At around the age of seventeen or eighteen – Sharp went with his father to Switzerland, and greatly enjoyed the trip. In later life he went to stay with Oberthur in France. The loss of his friend G.R. Crotch, Librarian to the University of Cambridge, was a great blow to him. They had been closely associated in entomological work, and had made several excursions together – to the New Forest, to Rannoch, and to Spain. Sharp often spoke of the primitive conditions in years gone by to be found in the New Forest and in Scotland, and told amusing stories of their difficulties in the way of procuring food and lodgings. With another friend, Bishop, he visited Sherwood Forest, and the last letter he wrote during his illness was to this friend.
In Brockenhurst Sharp, worked assiduously with one of his daughters (who later married Frederick Arthur Godfrey Muir) in his entomological laboratory, elucidating the life-story or the anatomy of numerous insects, chiefly Coleoptera. His beetle collection went to his daughter (Mrs Muir).
Sharp's extensive collection, including several thousand type specimens, is housed at the Natural History Museum, London.
Principal publications
- 1869 A revision of the British species of Homalota. Transactions of the Entomological Society of London, 1869(2–3), 91–272.
- 1874 The Staphylinidae of Japan.
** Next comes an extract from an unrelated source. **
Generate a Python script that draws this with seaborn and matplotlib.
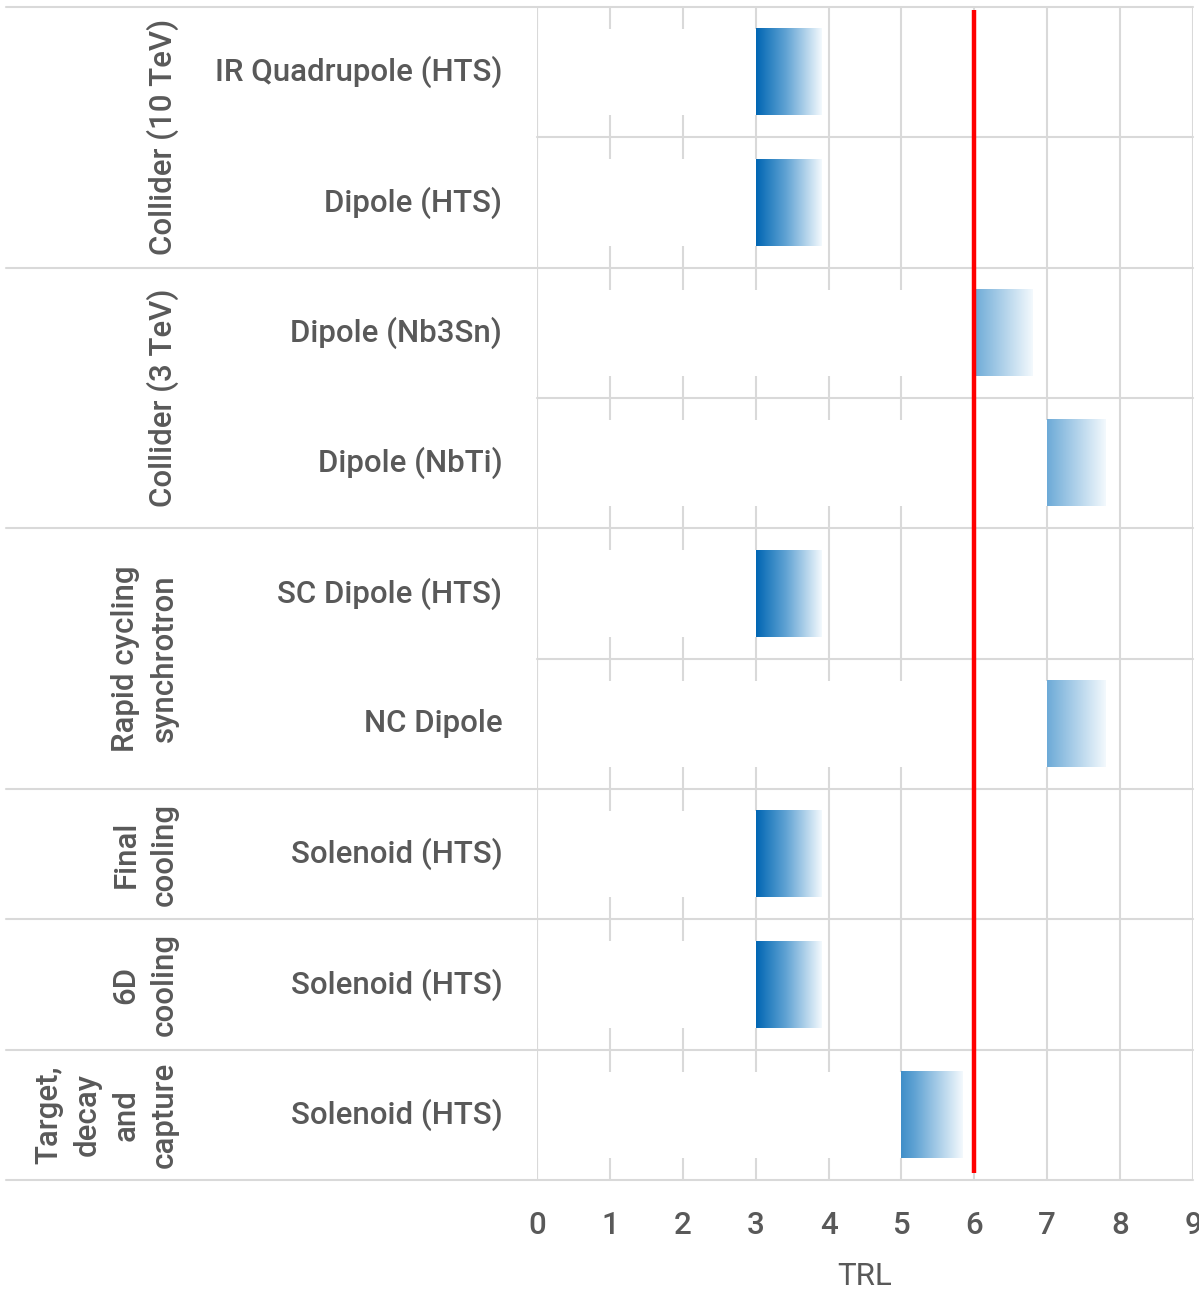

Transactions of the Entomological Society of London 1874: 1–103. See also 1888
- 1876 Contributions to an insect fauna of the Amazon Valley. Transactions of the Entomological Society of London 1876: 27–424.
- 1880–1882 Monograph on Aquatic Carnivorous Coleoptera or Dytiscidae Scientific Transactions of the Royal Dublin Society 2: 1–800.
- 1888 The Staphylinidae of Japan. The Annals and Magazine of Natural History, (6)2,. 277–477. 1876
- 1882– 1886 (1882–1886) Staphylinidae. pp. 145–824. In: 1882–1887. Biologia Centrali-Americana. Insecta. Coleoptera. 1(2). London: Taylor & Francis, xvi+824 pp., 19 plates.
- 1887 Pselaphidae. pp. 1–46. In: 1887–1905. Biologia Centrali-Americana. Insecta. Coleoptera. 2(1). London: Taylor & Francis, xii+717 pp., 19 plates.
- 1891 Synteliidae. In: Biologia Centrali-Americana. Coleoptera, Insecta. Coleoptera. 2(1). London: Taylor & Francis. 438–440.
- 1896 – 1913 With Robert Cyril Layton Perkins and Alfred Newton Fauna Hawaiiensis.
- 1899 Some points in the classification of the Insecta Hexapoda, Proc. 4th Int. Congr. Zool., pp. 246–249
- 1912 with Frederick Arthur Godfrey Muir. The comparative anatomy of the male genital tube in Coleoptera. Transactions of the Entomological Society of London. III: 477-462, 36pls. p. 523, pl. 60, figs. 107–109.
Sharp also contributed to two catalogues of British Coleoptera (with Oliver Erichson Janson, in 1871, and with William Weekes Fowler, in 1893).